# start of Dataset section

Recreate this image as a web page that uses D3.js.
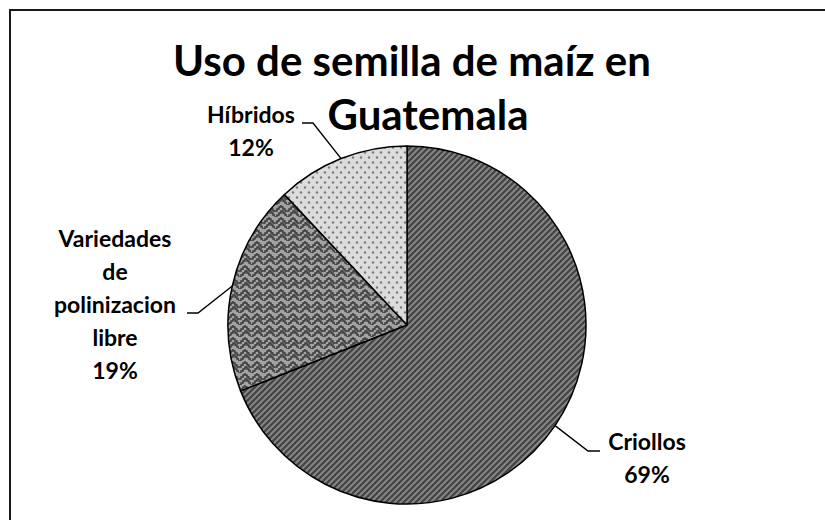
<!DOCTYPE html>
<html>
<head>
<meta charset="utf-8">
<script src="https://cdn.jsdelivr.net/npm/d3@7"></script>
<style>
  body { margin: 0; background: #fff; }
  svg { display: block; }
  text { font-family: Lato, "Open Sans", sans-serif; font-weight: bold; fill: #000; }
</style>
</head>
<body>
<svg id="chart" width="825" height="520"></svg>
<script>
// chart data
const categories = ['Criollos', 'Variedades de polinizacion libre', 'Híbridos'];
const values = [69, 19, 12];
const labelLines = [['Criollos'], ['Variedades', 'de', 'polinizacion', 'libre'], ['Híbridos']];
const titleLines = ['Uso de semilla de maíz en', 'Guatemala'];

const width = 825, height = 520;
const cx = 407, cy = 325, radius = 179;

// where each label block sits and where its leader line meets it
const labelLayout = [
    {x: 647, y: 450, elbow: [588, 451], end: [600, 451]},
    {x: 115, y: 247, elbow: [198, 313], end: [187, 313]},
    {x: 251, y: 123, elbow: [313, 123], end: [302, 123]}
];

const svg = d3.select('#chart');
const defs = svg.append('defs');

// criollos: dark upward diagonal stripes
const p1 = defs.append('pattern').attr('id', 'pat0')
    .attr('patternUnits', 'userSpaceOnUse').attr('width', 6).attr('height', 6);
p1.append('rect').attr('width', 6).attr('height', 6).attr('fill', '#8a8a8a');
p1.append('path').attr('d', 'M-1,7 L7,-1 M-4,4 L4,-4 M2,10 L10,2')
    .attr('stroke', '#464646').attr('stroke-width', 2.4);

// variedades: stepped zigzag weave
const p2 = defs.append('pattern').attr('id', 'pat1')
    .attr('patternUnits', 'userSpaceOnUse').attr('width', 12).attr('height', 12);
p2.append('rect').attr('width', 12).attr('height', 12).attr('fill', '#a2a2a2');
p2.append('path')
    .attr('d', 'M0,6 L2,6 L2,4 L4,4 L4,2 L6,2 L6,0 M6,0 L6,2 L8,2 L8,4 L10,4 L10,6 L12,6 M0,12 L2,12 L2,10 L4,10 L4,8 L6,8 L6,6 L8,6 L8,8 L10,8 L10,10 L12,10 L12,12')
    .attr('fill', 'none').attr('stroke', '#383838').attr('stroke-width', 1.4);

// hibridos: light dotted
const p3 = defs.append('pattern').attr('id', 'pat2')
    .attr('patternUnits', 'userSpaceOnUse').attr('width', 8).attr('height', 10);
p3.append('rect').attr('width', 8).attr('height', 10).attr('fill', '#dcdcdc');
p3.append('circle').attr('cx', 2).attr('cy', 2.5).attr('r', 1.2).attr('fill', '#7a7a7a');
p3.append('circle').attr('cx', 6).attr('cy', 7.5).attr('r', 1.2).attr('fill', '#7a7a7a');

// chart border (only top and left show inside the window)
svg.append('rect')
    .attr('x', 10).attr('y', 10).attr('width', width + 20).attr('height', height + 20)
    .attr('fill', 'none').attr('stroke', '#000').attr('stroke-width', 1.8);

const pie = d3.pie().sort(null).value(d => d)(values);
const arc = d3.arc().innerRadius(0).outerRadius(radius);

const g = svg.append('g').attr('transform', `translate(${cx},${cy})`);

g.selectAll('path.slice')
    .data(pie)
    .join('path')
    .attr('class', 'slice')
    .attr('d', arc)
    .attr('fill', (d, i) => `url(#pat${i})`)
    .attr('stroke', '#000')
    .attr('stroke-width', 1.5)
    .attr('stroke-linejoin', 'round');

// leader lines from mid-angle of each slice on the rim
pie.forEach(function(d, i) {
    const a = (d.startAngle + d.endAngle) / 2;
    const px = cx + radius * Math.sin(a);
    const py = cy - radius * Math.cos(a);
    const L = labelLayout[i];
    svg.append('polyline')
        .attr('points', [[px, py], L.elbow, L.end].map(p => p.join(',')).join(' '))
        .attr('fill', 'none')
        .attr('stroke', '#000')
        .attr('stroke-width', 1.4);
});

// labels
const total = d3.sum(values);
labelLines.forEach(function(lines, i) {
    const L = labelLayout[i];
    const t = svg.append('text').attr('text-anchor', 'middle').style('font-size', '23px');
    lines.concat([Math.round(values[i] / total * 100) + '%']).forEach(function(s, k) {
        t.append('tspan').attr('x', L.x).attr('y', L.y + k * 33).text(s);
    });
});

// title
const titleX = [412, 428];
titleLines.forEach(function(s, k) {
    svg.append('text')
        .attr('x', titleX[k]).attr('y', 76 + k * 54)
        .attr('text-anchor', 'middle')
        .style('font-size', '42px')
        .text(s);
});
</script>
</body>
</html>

# end of Dataset section

Make an exact copy of the data above, pictures excluded.

Recreate this image as a web page that uses D3.js.
<!DOCTYPE html>
<html>
<head>
<meta charset="utf-8">
<script src="https://cdn.jsdelivr.net/npm/d3@7"></script>
<style>
  body { margin: 0; background: #fff; }
  svg { display: block; }
  text { font-family: Lato, "Open Sans", sans-serif; font-weight: bold; fill: #000; }
</style>
</head>
<body>
<svg id="chart" width="825" height="520"></svg>
<script>
// chart data
const categories = ['Criollos', 'Variedades de polinizacion libre', 'Híbridos'];
const values = [69, 19, 12];
const labelLines = [['Criollos'], ['Variedades', 'de', 'polinizacion', 'libre'], ['Híbridos']];
const titleLines = ['Uso de semilla de maíz en', 'Guatemala'];

const width = 825, height = 520;
const cx = 407, cy = 325, radius = 179;

// where each label block sits and where its leader line meets it
const labelLayout = [
    {x: 647, y: 450, elbow: [588, 451], end: [600, 451]},
    {x: 115, y: 247, elbow: [198, 313], end: [187, 313]},
    {x: 251, y: 123, elbow: [313, 123], end: [302, 123]}
];

const svg = d3.select('#chart');
const defs = svg.append('defs');

// criollos: dark upward diagonal stripes
const p1 = defs.append('pattern').attr('id', 'pat0')
    .attr('patternUnits', 'userSpaceOnUse').attr('width', 6).attr('height', 6);
p1.append('rect').attr('width', 6).attr('height', 6).attr('fill', '#8a8a8a');
p1.append('path').attr('d', 'M-1,7 L7,-1 M-4,4 L4,-4 M2,10 L10,2')
    .attr('stroke', '#464646').attr('stroke-width', 2.4);

// variedades: stepped zigzag weave
const p2 = defs.append('pattern').attr('id', 'pat1')
    .attr('patternUnits', 'userSpaceOnUse').attr('width', 12).attr('height', 12);
p2.append('rect').attr('width', 12).attr('height', 12).attr('fill', '#a2a2a2');
p2.append('path')
    .attr('d', 'M0,6 L2,6 L2,4 L4,4 L4,2 L6,2 L6,0 M6,0 L6,2 L8,2 L8,4 L10,4 L10,6 L12,6 M0,12 L2,12 L2,10 L4,10 L4,8 L6,8 L6,6 L8,6 L8,8 L10,8 L10,10 L12,10 L12,12')
    .attr('fill', 'none').attr('stroke', '#383838').attr('stroke-width', 1.4);

// hibridos: light dotted
const p3 = defs.append('pattern').attr('id', 'pat2')
    .attr('patternUnits', 'userSpaceOnUse').attr('width', 8).attr('height', 10);
p3.append('rect').attr('width', 8).attr('height', 10).attr('fill', '#dcdcdc');
p3.append('circle').attr('cx', 2).attr('cy', 2.5).attr('r', 1.2).attr('fill', '#7a7a7a');
p3.append('circle').attr('cx', 6).attr('cy', 7.5).attr('r', 1.2).attr('fill', '#7a7a7a');

// chart border (only top and left show inside the window)
svg.append('rect')
    .attr('x', 10).attr('y', 10).attr('width', width + 20).attr('height', height + 20)
    .attr('fill', 'none').attr('stroke', '#000').attr('stroke-width', 1.8);

const pie = d3.pie().sort(null).value(d => d)(values);
const arc = d3.arc().innerRadius(0).outerRadius(radius);

const g = svg.append('g').attr('transform', `translate(${cx},${cy})`);

g.selectAll('path.slice')
    .data(pie)
    .join('path')
    .attr('class', 'slice')
    .attr('d', arc)
    .attr('fill', (d, i) => `url(#pat${i})`)
    .attr('stroke', '#000')
    .attr('stroke-width', 1.5)
    .attr('stroke-linejoin', 'round');

// leader lines from mid-angle of each slice on the rim
pie.forEach(function(d, i) {
    const a = (d.startAngle + d.endAngle) / 2;
    const px = cx + radius * Math.sin(a);
    const py = cy - radius * Math.cos(a);
    const L = labelLayout[i];
    svg.append('polyline')
        .attr('points', [[px, py], L.elbow, L.end].map(p => p.join(',')).join(' '))
        .attr('fill', 'none')
        .attr('stroke', '#000')
        .attr('stroke-width', 1.4);
});

// labels
const total = d3.sum(values);
labelLines.forEach(function(lines, i) {
    const L = labelLayout[i];
    const t = svg.append('text').attr('text-anchor', 'middle').style('font-size', '23px');
    lines.concat([Math.round(values[i] / total * 100) + '%']).forEach(function(s, k) {
        t.append('tspan').attr('x', L.x).attr('y', L.y + k * 33).text(s);
    });
});

// title
const titleX = [412, 428];
titleLines.forEach(function(s, k) {
    svg.append('text')
        .attr('x', titleX[k]).attr('y', 76 + k * 54)
        .attr('text-anchor', 'middle')
        .style('font-size', '42px')
        .text(s);
});
</script>
</body>
</html>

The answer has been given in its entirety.